Stated task: Transcribe all of the material below word for word and leave out its pictures.

Supplied information:

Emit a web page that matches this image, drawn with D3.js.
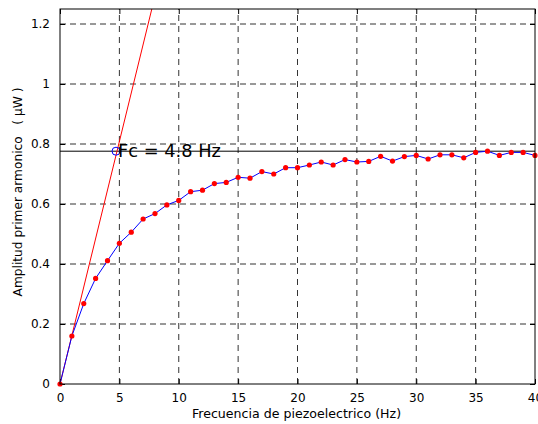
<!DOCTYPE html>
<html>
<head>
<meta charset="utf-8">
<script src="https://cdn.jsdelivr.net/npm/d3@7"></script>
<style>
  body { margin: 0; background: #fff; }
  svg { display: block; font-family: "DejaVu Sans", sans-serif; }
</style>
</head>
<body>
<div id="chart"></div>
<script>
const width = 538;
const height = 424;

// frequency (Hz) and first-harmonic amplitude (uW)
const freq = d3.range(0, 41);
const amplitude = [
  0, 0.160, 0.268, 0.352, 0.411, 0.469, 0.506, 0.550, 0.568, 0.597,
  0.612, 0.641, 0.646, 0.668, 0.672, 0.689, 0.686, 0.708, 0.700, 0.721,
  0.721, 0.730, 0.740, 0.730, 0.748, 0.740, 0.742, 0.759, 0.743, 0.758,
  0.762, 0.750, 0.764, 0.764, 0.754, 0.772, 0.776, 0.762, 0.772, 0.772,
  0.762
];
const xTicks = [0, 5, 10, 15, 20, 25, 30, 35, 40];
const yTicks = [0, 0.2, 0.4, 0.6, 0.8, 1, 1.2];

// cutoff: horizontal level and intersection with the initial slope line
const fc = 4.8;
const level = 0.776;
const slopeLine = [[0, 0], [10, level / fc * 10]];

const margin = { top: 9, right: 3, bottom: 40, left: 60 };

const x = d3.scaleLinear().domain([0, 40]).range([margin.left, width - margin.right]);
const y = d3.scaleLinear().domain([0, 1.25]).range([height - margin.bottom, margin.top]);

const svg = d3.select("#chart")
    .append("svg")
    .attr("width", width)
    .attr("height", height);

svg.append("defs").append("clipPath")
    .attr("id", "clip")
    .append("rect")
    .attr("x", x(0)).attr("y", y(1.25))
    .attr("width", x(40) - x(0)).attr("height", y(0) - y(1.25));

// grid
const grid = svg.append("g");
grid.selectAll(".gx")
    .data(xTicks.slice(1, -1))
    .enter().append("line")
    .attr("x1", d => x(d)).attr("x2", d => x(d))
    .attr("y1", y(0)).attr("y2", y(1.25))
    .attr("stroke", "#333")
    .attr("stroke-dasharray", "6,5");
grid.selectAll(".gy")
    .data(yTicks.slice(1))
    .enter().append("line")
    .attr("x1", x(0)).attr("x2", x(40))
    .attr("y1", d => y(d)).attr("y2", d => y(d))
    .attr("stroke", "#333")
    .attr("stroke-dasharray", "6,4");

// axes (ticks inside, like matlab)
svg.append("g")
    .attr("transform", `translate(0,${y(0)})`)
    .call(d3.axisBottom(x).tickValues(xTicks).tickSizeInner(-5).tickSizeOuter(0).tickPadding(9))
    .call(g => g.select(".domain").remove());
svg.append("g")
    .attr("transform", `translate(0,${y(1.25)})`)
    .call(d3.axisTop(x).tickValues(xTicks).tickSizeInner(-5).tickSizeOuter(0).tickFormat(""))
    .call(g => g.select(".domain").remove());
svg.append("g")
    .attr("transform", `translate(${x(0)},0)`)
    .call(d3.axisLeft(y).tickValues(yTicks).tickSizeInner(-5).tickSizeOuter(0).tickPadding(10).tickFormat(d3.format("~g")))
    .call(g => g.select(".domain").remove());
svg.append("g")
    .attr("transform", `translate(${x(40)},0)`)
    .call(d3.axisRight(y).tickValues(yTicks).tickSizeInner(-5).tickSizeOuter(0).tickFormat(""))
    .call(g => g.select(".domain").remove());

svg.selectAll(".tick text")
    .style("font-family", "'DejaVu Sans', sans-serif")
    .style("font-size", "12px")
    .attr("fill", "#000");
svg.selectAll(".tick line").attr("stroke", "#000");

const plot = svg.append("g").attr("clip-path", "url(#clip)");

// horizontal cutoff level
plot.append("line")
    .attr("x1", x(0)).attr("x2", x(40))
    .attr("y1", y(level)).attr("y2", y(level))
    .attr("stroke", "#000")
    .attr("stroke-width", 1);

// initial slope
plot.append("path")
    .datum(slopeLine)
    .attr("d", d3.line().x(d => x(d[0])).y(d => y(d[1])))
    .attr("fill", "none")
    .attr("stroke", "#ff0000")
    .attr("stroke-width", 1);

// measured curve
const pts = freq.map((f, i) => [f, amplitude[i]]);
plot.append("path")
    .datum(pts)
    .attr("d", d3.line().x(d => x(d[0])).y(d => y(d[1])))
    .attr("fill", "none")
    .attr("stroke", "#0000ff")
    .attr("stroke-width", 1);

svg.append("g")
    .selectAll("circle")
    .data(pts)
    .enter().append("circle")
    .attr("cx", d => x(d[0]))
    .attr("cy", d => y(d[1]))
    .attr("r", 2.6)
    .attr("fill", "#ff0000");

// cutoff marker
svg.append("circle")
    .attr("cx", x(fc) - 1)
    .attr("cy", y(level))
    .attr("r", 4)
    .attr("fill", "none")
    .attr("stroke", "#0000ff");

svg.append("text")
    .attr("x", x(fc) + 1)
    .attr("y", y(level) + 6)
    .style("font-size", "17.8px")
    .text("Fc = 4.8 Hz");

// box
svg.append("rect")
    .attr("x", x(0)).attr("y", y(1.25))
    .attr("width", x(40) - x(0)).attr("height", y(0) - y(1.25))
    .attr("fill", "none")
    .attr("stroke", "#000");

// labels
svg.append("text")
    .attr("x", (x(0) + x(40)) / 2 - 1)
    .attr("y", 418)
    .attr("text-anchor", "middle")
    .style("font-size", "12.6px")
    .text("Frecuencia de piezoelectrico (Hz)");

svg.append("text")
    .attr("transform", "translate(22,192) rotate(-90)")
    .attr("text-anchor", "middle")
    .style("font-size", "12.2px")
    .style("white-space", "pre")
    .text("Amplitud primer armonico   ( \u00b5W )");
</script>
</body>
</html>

Exercise solution:
Emit a web page that matches this image, drawn with D3.js.
<!DOCTYPE html>
<html>
<head>
<meta charset="utf-8">
<script src="https://cdn.jsdelivr.net/npm/d3@7"></script>
<style>
  body { margin: 0; background: #fff; }
  svg { display: block; font-family: "DejaVu Sans", sans-serif; }
</style>
</head>
<body>
<div id="chart"></div>
<script>
const width = 538;
const height = 424;

// frequency (Hz) and first-harmonic amplitude (uW)
const freq = d3.range(0, 41);
const amplitude = [
  0, 0.160, 0.268, 0.352, 0.411, 0.469, 0.506, 0.550, 0.568, 0.597,
  0.612, 0.641, 0.646, 0.668, 0.672, 0.689, 0.686, 0.708, 0.700, 0.721,
  0.721, 0.730, 0.740, 0.730, 0.748, 0.740, 0.742, 0.759, 0.743, 0.758,
  0.762, 0.750, 0.764, 0.764, 0.754, 0.772, 0.776, 0.762, 0.772, 0.772,
  0.762
];
const xTicks = [0, 5, 10, 15, 20, 25, 30, 35, 40];
const yTicks = [0, 0.2, 0.4, 0.6, 0.8, 1, 1.2];

// cutoff: horizontal level and intersection with the initial slope line
const fc = 4.8;
const level = 0.776;
const slopeLine = [[0, 0], [10, level / fc * 10]];

const margin = { top: 9, right: 3, bottom: 40, left: 60 };

const x = d3.scaleLinear().domain([0, 40]).range([margin.left, width - margin.right]);
const y = d3.scaleLinear().domain([0, 1.25]).range([height - margin.bottom, margin.top]);

const svg = d3.select("#chart")
    .append("svg")
    .attr("width", width)
    .attr("height", height);

svg.append("defs").append("clipPath")
    .attr("id", "clip")
    .append("rect")
    .attr("x", x(0)).attr("y", y(1.25))
    .attr("width", x(40) - x(0)).attr("height", y(0) - y(1.25));

// grid
const grid = svg.append("g");
grid.selectAll(".gx")
    .data(xTicks.slice(1, -1))
    .enter().append("line")
    .attr("x1", d => x(d)).attr("x2", d => x(d))
    .attr("y1", y(0)).attr("y2", y(1.25))
    .attr("stroke", "#333")
    .attr("stroke-dasharray", "6,5");
grid.selectAll(".gy")
    .data(yTicks.slice(1))
    .enter().append("line")
    .attr("x1", x(0)).attr("x2", x(40))
    .attr("y1", d => y(d)).attr("y2", d => y(d))
    .attr("stroke", "#333")
    .attr("stroke-dasharray", "6,4");

// axes (ticks inside, like matlab)
svg.append("g")
    .attr("transform", `translate(0,${y(0)})`)
    .call(d3.axisBottom(x).tickValues(xTicks).tickSizeInner(-5).tickSizeOuter(0).tickPadding(9))
    .call(g => g.select(".domain").remove());
svg.append("g")
    .attr("transform", `translate(0,${y(1.25)})`)
    .call(d3.axisTop(x).tickValues(xTicks).tickSizeInner(-5).tickSizeOuter(0).tickFormat(""))
    .call(g => g.select(".domain").remove());
svg.append("g")
    .attr("transform", `translate(${x(0)},0)`)
    .call(d3.axisLeft(y).tickValues(yTicks).tickSizeInner(-5).tickSizeOuter(0).tickPadding(10).tickFormat(d3.format("~g")))
    .call(g => g.select(".domain").remove());
svg.append("g")
    .attr("transform", `translate(${x(40)},0)`)
    .call(d3.axisRight(y).tickValues(yTicks).tickSizeInner(-5).tickSizeOuter(0).tickFormat(""))
    .call(g => g.select(".domain").remove());

svg.selectAll(".tick text")
    .style("font-family", "'DejaVu Sans', sans-serif")
    .style("font-size", "12px")
    .attr("fill", "#000");
svg.selectAll(".tick line").attr("stroke", "#000");

const plot = svg.append("g").attr("clip-path", "url(#clip)");

// horizontal cutoff level
plot.append("line")
    .attr("x1", x(0)).attr("x2", x(40))
    .attr("y1", y(level)).attr("y2", y(level))
    .attr("stroke", "#000")
    .attr("stroke-width", 1);

// initial slope
plot.append("path")
    .datum(slopeLine)
    .attr("d", d3.line().x(d => x(d[0])).y(d => y(d[1])))
    .attr("fill", "none")
    .attr("stroke", "#ff0000")
    .attr("stroke-width", 1);

// measured curve
const pts = freq.map((f, i) => [f, amplitude[i]]);
plot.append("path")
    .datum(pts)
    .attr("d", d3.line().x(d => x(d[0])).y(d => y(d[1])))
    .attr("fill", "none")
    .attr("stroke", "#0000ff")
    .attr("stroke-width", 1);

svg.append("g")
    .selectAll("circle")
    .data(pts)
    .enter().append("circle")
    .attr("cx", d => x(d[0]))
    .attr("cy", d => y(d[1]))
    .attr("r", 2.6)
    .attr("fill", "#ff0000");

// cutoff marker
svg.append("circle")
    .attr("cx", x(fc) - 1)
    .attr("cy", y(level))
    .attr("r", 4)
    .attr("fill", "none")
    .attr("stroke", "#0000ff");

svg.append("text")
    .attr("x", x(fc) + 1)
    .attr("y", y(level) + 6)
    .style("font-size", "17.8px")
    .text("Fc = 4.8 Hz");

// box
svg.append("rect")
    .attr("x", x(0)).attr("y", y(1.25))
    .attr("width", x(40) - x(0)).attr("height", y(0) - y(1.25))
    .attr("fill", "none")
    .attr("stroke", "#000");

// labels
svg.append("text")
    .attr("x", (x(0) + x(40)) / 2 - 1)
    .attr("y", 418)
    .attr("text-anchor", "middle")
    .style("font-size", "12.6px")
    .text("Frecuencia de piezoelectrico (Hz)");

svg.append("text")
    .attr("transform", "translate(22,192) rotate(-90)")
    .attr("text-anchor", "middle")
    .style("font-size", "12.2px")
    .style("white-space", "pre")
    .text("Amplitud primer armonico   ( \u00b5W )");
</script>
</body>
</html>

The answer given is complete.